In psychologist B.F. Skinner’s best-selling book Beyond Freedom and Dignity (1971), he argued that freedom and dignity are illusions that hinder the science of behavior modification, which he claimed could create a better-organized and happier society.
During the height of Skinner’s fame in the 1970s, it was obvious to anti-authoritarians such as Noam Chomsky (“ The Case Against B.F. Skinner”) and Lewis Mumord that Skinner’s worldview—a society ruled by benevolent control freaks—was antithetical to democracy. In Skinner’s novel Walden Two (1948), his behaviorist hero states, “We do not take history seriously,” to which Lewis Mumford retorted, “And no wonder: if man knew no history, the Skinners would govern the world, as Skinner himself has modestly proposed in his behaviorist utopia.”
As a psychology student during that era, I remember being embarrassed by the silence of most psychologists about the political ramifications of Skinner and behavior modification.
In the mid-1970s, as an intern on a locked ward in a state psychiatric hospital, I first experienced one of behavior modification’s staple techniques, the “token economy.” And that’s where I also discovered that anti-authoritarians try their best to resist behavior modification. George was a severely depressed anti-authoritarian who refused to talk to staff, but for some reason, chose me to shoot pool with. My boss, a clinical psychologist, spotted my interaction with George, and told me that I should give him a token—a cigarette—to reward his “prosocial behavior.” I fought it, trying to explain that I was 20 and George was 50, and this would be humiliating. But my boss subtly threatened to kick me off the ward. So, I asked George what I should do.
George, fighting the zombifying effects of his heavy medication, grinned and said, “We'll win. Let me have the cigarette.” In full view of staff, George took the cigarette and then placed it into the shirt pocket of another patient, and then looked at the staff shaking his head in contempt.

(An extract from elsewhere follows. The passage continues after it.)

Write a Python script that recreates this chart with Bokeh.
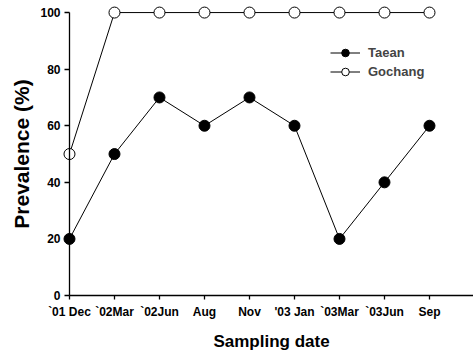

Unlike Skinner, George was not “beyond freedom and dignity.” Anti-authoritarians such as George—who don’t take seriously the rewards and punishments of control-freak authorities—deprive authoritarian ideologies such as behavior modification from total domination.
Behavior Modification Techniques Excite Authoritarians
If you have taken introductory psychology, you probably have heard of Ivan Pavlov’s “classical conditioning” and B.F. Skinner's “operant conditioning.”
An example of Pavlov's classical conditioning? A dog hears a bell at the same time he receives food; then the bell is sounded without the food and still elicits a salivating dog. Pair a scantily clad attractive woman with some crappy beer, and condition men to sexually salivate to the sight of the crappy beer and buy it. The advertising industry has been using classical conditioning for quite some time.
Skinner's operant conditioning? Rewards, like money, are “positive reinforcements”; the removal of rewards are “negative reinforcements”; and punishments, such as electric shocks, are labeled in fact as “punishments.” Operant conditioning pervades the classroom, the workplace and mental health treatment.
Skinner was heavily influenced by the book Behaviorism (1924) by John B. Watson. Watson achieved some fame in the early 1900s by advocating a mechanical, rigid, affectionless manner in child rearing. He confidently asserted that he could take any healthy infant, and given complete control of the infant’s world, train him for any profession. When Watson was in his early 40s, he quit university life and began a new career in advertising at J. Walter Thompson.